Database Migration to Cloud: SQL, NoSQL, and Managed DB Services
Database migration to the cloud encompasses the process of moving relational, non-relational, and hybrid data stores from on-premises infrastructure—or from one cloud environment to another—to cloud-hosted or fully managed database services. This page covers the structural mechanics of SQL and NoSQL migration paths, the managed service landscape across major cloud providers, and the classification boundaries that determine which approach applies to a given workload. Understanding these distinctions is essential for teams managing compliance obligations under frameworks such as HIPAA, FedRAMP, and PCI DSS, where data residency and access control requirements directly constrain migration architecture choices.
- Definition and scope
- Core mechanics or structure
- Causal relationships or drivers
- Classification boundaries
- Tradeoffs and tensions
- Common misconceptions
- Checklist or steps (non-advisory)
- Reference table or matrix
- References
Definition and scope
Database migration to the cloud refers to the structured transfer of database schemas, data objects, stored procedures, triggers, indexes, and associated application dependencies from a source environment to a target cloud platform. The scope extends beyond simple data copy operations to include schema conversion, character encoding normalization, data type reconciliation, connection string reconfiguration, and validation of query output parity between source and target systems.
The National Institute of Standards and Technology (NIST SP 800-145) defines cloud computing as a model enabling on-demand network access to a shared pool of configurable computing resources, a definition that directly frames the target state of database migration: shifting from operator-managed server instances to provider-managed or self-managed cloud database services. The practical scope of a database migration project typically spans three layers—infrastructure (compute and storage), platform (database engine and version), and data (schemas, records, and access policies).

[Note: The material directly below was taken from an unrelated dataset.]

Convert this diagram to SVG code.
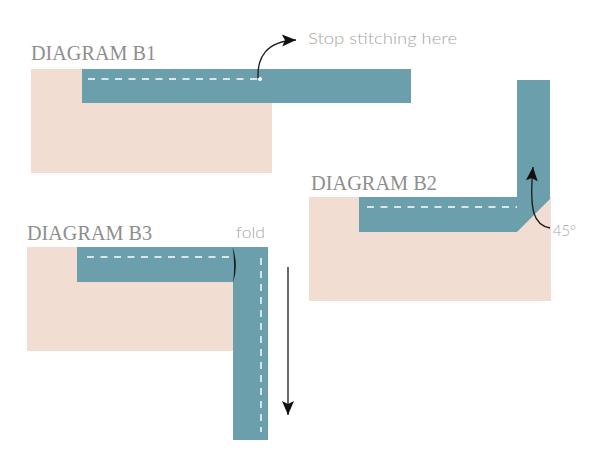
<svg xmlns="http://www.w3.org/2000/svg" width="600" height="459" viewBox="0 0 600 459">
<defs>
<style>
.fabric{fill:#f2ddd3}
.binding{fill:#6a9fab}
.stitch{fill:none;stroke:#ffffff;stroke-width:1.4;stroke-dasharray:7 6.5}
.title{font-family:"Liberation Serif","DejaVu Serif",serif;font-size:22px;fill:#8e8e8e}
.note{font-family:Lato,"Open Sans","Liberation Sans",sans-serif;font-weight:300;font-size:15px;fill:#a6a6a6}
.small{font-size:16px}
.arrow{fill:none;stroke:#1a1a1a;stroke-width:1.3}
</style>
<marker id="head" markerUnits="userSpaceOnUse" markerWidth="20" markerHeight="14" refX="14" refY="6" orient="auto" viewBox="0 0 20 14">
<path d="M14,6 L0,0 L3,6 L0,12 Z" fill="#111"/>
</marker>
</defs>
<rect width="600" height="459" fill="#ffffff"/>

<g id="diagram-b1">
<text class="title" x="31" y="60" textLength="125" lengthAdjust="spacingAndGlyphs">DIAGRAM B1</text>
<rect class="fabric" x="31" y="69" width="241" height="104"/>
<rect class="binding" x="82" y="69" width="329" height="34"/>
<line class="stitch" x1="88" y1="79" x2="259" y2="79"/>
<circle cx="260" cy="79" r="2" fill="#ffffff"/>
<text class="note" x="308" y="44" textLength="149" lengthAdjust="spacingAndGlyphs">Stop stitching here</text>
</g>

<g id="diagram-b2">
<text class="title" x="311" y="190" textLength="126" lengthAdjust="spacingAndGlyphs">DIAGRAM B2</text>
<rect class="fabric" x="309" y="197" width="242" height="104"/>
<path class="binding" d="M359,197 H517 V80 H550 V199 L517,232 H359 Z"/>
<line class="stitch" x1="367" y1="207" x2="517" y2="207"/>
<text class="note small" x="553" y="236" textLength="23" lengthAdjust="spacingAndGlyphs">45°</text>
</g>

<g id="diagram-b3">
<text class="title" x="27" y="240" textLength="125" lengthAdjust="spacingAndGlyphs">DIAGRAM B3</text>
<rect class="fabric" x="27" y="247" width="206" height="104"/>
<rect class="binding" x="77" y="247" width="157" height="35"/>
<rect class="binding" x="233" y="247" width="35" height="193"/>
<line class="stitch" x1="87" y1="257" x2="230" y2="257"/>
<line class="stitch" x1="261" y1="258" x2="261" y2="432" style="stroke-dasharray:7 6"/>
<path d="M232.5,247 Q239,265 233,283 Q235.5,265 232.5,247 Z" fill="#1a1a1a"/>
<text class="note small" x="236" y="238" textLength="29" lengthAdjust="spacingAndGlyphs">fold</text>
</g>

<g id="connectors">
<path class="arrow" d="M258,78 C257,58 266,41 296,40" marker-end="url(#head)"/>
<path class="arrow" d="M550,228 C534,225 529,212 533,167" marker-end="url(#head)"/>
<path class="arrow" d="M288,267 V415" marker-end="url(#head)"/>
</g>
</svg>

Data migration to cloud is a broader category of which database migration is a specialized subset, distinguished by the structured schema requirements and transactional consistency guarantees that relational and non-relational engines enforce.
Core mechanics or structure
Database migration executes through four discrete phases regardless of the engine type involved.
Schema extraction and conversion. The source schema—tables, views, foreign key relationships, stored procedures, and user-defined types—is exported and analyzed for compatibility with the target engine. AWS Schema Conversion Tool (AWS SCT) and the open-source pgloader utility are documented tools for this phase. Schema conversion complexity is highest when migrating across engine families, such as Oracle to PostgreSQL, because procedural language constructs (PL/SQL vs. PL/pgSQL) differ substantially.
Bulk data load. The initial data load moves existing records from source to target using export formats such as CSV, Parquet, or native binary dumps. For large datasets, this phase typically uses parallel load workers. AWS Database Migration Service (DMS) documentation specifies that the full-load phase can run concurrently with ongoing source transactions when change data capture (CDC) is enabled.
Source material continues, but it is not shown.